Summer is baseball season, and I’m hoping to make it to a Phillies game in the next few months (it’s on my Summer Fun List!)
If you watch baseball, or if your kids play baseball, you may have noticed that batters don’t swing at every pitch. Sometimes you can see a pitch coming that you just know won’t work all that well. Maybe you can see it’s high or low (good news is you get a few balls to play with). Even a single strike is OK. You can’t wait forever, or you might wind up like Casey at the Bat, striking out as he sneers at multiple pitches in a row. But it’s OK to be judicious on offerings that are just OK. A wise hitter waits for a pitch he likes.
Baseball is, of course, an ongoing metaphor for life. We, likewise, don’t have to swing at every pitch. We can wait for the ones that we suspect will connect really well.
Be patient
I can see this in my own life for sure. Last summer I was trying to figure out what my next book would be. Tranquility by Tuesday came out in October of 2022, and I generally try to be writing a new one by the time each book comes out. But I hadn’t come up with anything that seemed to work. Over the summer I came up with a number of different ideas that could be books, but nothing seemed quite big enough to justify 70,000 words and two years of my life. Finally, in October, I figured out a way to weave a lot of these different ideas together. I wrote up a proposal and sold it in April. I’m really excited to be starting on this — it was good to wait for one I liked.
“Wait for one you like” is good advice in many careers. Even if you’re ready to move on from your current job, you don’t need to take the first job offer you get. If you’re not excited about the offer and if you have reason to believe you’ll get an offer you like better eventually, you can wait.
When you’re clothes shopping, unless you literally don’t have enough clothes to make it to laundry day, you’re probably better off buying what you love and nothing else. Wait for what you like. Don’t fill your closet — and deplete your clothes budget —with items that aren’t that great. Wait for items that are just what you want or need.
Nothing is perfect, but some things are closer than others
Now, “wait for one you like” doesn’t mean wait until you find something perfect. Nothing is perfect in this world at least, and sometimes we just need to go for something reasonably good. I was recently shoe shopping with my daughter because her everyday shoes were literally falling apart. I told her we couldn’t leave the shoe store without something. It didn’t have to be perfect — it just had to be better than what she was wearing. That wasn’t a high bar to clear!

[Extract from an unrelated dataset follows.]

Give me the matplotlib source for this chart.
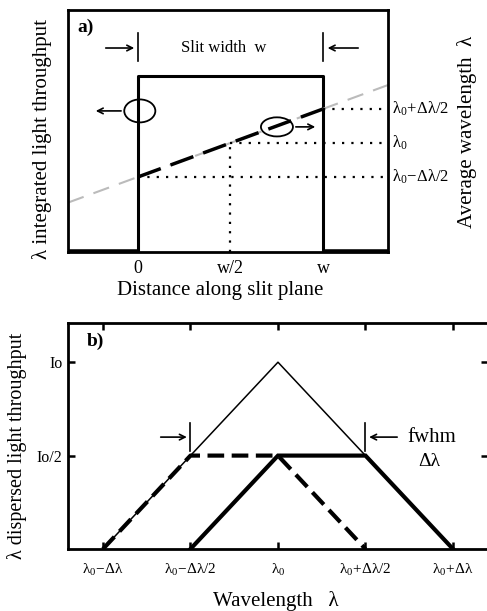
import matplotlib
matplotlib.use('Agg')
import matplotlib.pyplot as plt
from matplotlib.patches import Ellipse
import matplotlib.transforms as mtransforms

plt.rcParams['font.family'] = ['Liberation Serif', 'DejaVu Serif']
plt.rcParams['mathtext.fontset'] = 'stix'
plt.rcParams['mathtext.default'] = 'regular'

# panel a: slit (x in units of slit width w)
xa_min, xa_max = -0.378, 1.351
slit_x = [0, 0, 1, 1]
slit_y = [0, 0.727, 0.727, 0]
outside_left_x = [xa_min, 0]
outside_right_x = [1, xa_max]
wl_x = [xa_min, 1.351]
wl_y = [0.204, 0.69]
inside_x = [0, 1]
inside_y = [0.31, 0.591]
lam_levels = [0.591, 0.45, 0.31]
lam_start = [1, 0.5, 0]
lam_labels = [r'$λ_0\!+\!Δλ/2$', r'$λ_0$', r'$λ_0\!-\!Δλ/2$']
a_ticks = [0, 0.5, 1]
a_ticklabels = ['0', 'w/2', 'w']

# panel b: dispersed profiles (x in units of dlambda around lambda0, y in Io)
thin_x = [-1, 0, 1]
thin_y = [0, 1, 0]
dash_x = [-1, -0.5, 0, 0.5]
dash_y = [0, 0.5, 0.5, 0]
solid_x = [-0.5, 0, 0.5, 1]
solid_y = [0, 0.5, 0.5, 0]
b_ticks = [-1, -0.5, 0, 0.5, 1]
b_ticklabels = [r'$λ_0\!-\!Δλ$', r'$λ_0\!-\!Δλ/2$', r'$λ_0$',
                r'$λ_0\!+\!Δλ/2$', r'$λ_0\!+\!Δλ$']
b_yticks = [1, 0.5]
b_yticklabels = ['Io', 'Io/2']

fig = plt.figure(figsize=(4.87, 6.11), dpi=100)

# ---- panel a ----
ax1 = fig.add_axes([0.1396, 0.5876, 0.6571, 0.3960])
ax1.set_xlim(xa_min, xa_max)
ax1.set_ylim(0, 1)
for s in ax1.spines.values():
    s.set_linewidth(2)
ax1.plot(slit_x, slit_y, color='black', lw=2.2)
ax1.plot(outside_left_x, [0, 0], color='black', lw=4, solid_capstyle='butt')
ax1.plot(outside_right_x, [0, 0], color='black', lw=4, solid_capstyle='butt')
ax1.plot(wl_x, wl_y, color='#bbbbbb', lw=1.5, dashes=(8, 5))
ax1.plot(inside_x, inside_y, color='black', lw=2.5, dashes=(7, 3))

for lev, x0 in zip(lam_levels, lam_start):
    ax1.plot([x0, xa_max], [lev, lev], color='black', lw=1.6, dashes=(1, 3.2))
ax1.plot([0.5, 0.5], [0, lam_levels[1]], color='black', lw=1.6, dashes=(1, 3.2))

trans = mtransforms.blended_transform_factory(ax1.transAxes, ax1.transData)
for lev, lab in zip(lam_levels, lam_labels):
    ax1.text(1.012, lev, lab, transform=trans, fontsize=12, va='center', ha='left', clip_on=False)

ax1.set_xticks(a_ticks)
ax1.set_xticklabels(a_ticklabels, fontsize=13)
ax1.set_yticks([])
ax1.tick_params(axis='x', length=0, pad=6)

# slit width arrows
ax1.plot([0, 0], [0.789, 0.905], color='black', lw=1.2)
ax1.plot([1, 1], [0.789, 0.905], color='black', lw=1.2)
ax1.annotate('', xy=(-0.005, 0.843), xytext=(-0.189, 0.843),
             arrowprops=dict(arrowstyle='->', lw=1.2, color='black'))
ax1.annotate('', xy=(1.01, 0.843), xytext=(1.205, 0.843),
             arrowprops=dict(arrowstyle='->', lw=1.2, color='black'))
ax1.text(0.465, 0.843, 'Slit width  w', fontsize=12, ha='center', va='center')
ax1.text(0.03, 0.93, 'a)', transform=ax1.transAxes, fontsize=14, fontweight='bold', va='center')

# ellipses with arrows
ax1.add_patch(Ellipse((0.01, 0.583), 0.168, 0.095, fill=False, lw=1.3, color='black'))
ax1.annotate('', xy=(-0.243, 0.583), xytext=(-0.076, 0.583),
             arrowprops=dict(arrowstyle='->', lw=1.2, color='black'))
ax1.add_patch(Ellipse((0.751, 0.517), 0.173, 0.079, fill=False, lw=1.3, color='black'))
ax1.annotate('', xy=(0.973, 0.517), xytext=(0.838, 0.517),
             arrowprops=dict(arrowstyle='->', lw=1.2, color='black'))

fig.text(0.086, 0.7725, 'λ integrated light throughput', rotation=90, fontsize=15, ha='center', va='center')
fig.text(0.959, 0.784, 'Average wavelength  λ', rotation=90, fontsize=15, ha='center', va='center')
fig.text(0.452, 0.525, 'Distance along slit plane', fontsize=15, ha='center', va='center')

# ---- panel b ----
ax2 = fig.add_axes([0.1396, 0.1015, 0.8624, 0.3699])
ax2.set_xlim(-1.2, 1.2)
ax2.set_ylim(0, 1.21)
for s in ax2.spines.values():
    s.set_linewidth(2)
ax2.plot(thin_x, thin_y, color='black', lw=1.1)
ax2.plot(solid_x, solid_y, color='black', lw=3, solid_joinstyle='miter')
ax2.plot(dash_x, dash_y, color='black', lw=3, dashes=(4, 1.8))

ax2.set_xticks(b_ticks)
ax2.set_xticklabels(b_ticklabels, fontsize=11)
ax2.set_yticks(b_yticks)
ax2.set_yticklabels(b_yticklabels, fontsize=11.5)
ax2.tick_params(direction='in', length=5, width=1.8, top=True, right=True)
ax2.tick_params(axis='x', pad=9)
ax2.tick_params(axis='y', pad=4)

# fwhm arrows
ax2.plot([-0.5, -0.5], [0.524, 0.674], color='black', lw=1.2)
ax2.plot([0.5, 0.5], [0.524, 0.674], color='black', lw=1.2)
ax2.annotate('', xy=(-0.505, 0.599), xytext=(-0.686, 0.599),
             arrowprops=dict(arrowstyle='->', lw=1.2, color='black'))
ax2.annotate('', xy=(0.505, 0.599), xytext=(0.697, 0.599),
             arrowprops=dict(arrowstyle='->', lw=1.2, color='black'))
ax2.text(0.74, 0.599, 'fwhm', fontsize=15, ha='left', va='center')
ax2.text(0.866, 0.47, 'Δλ', fontsize=14, ha='center', va='center')
ax2.text(0.045, 0.92, 'b)', transform=ax2.transAxes, fontsize=14, fontweight='bold', va='center')

fig.text(0.034, 0.27, 'λ dispersed light throughput', rotation=90, fontsize=14.5, ha='center', va='center')
fig.text(0.566, 0.017, 'Wavelength   λ', fontsize=15, ha='center', va='center')

fig.savefig('out.png', dpi=100)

Likewise, if you’ve been meaning to get back into music, and your local community orchestra has a spot for you, even if your passion is jazz, maybe it’s worth doing the orchestra for six months or a year to try it out. In doing so, you might meet a handful of other musicians who want to form a jazz quartet with you. A reasonable thing can lead to something that’s a pitch you truly like.
But if you form that jazz quartet, and you get offered an inconvenient gig six months hence, it’s fine to turn it down. A better one is likely to come up, or several better ones, and then you’ll have more space to take them, so you can knock them out of the park.
Cannot wait for your new books! After just wrapping up little league season, I’m really appreciating this baseball metaphor.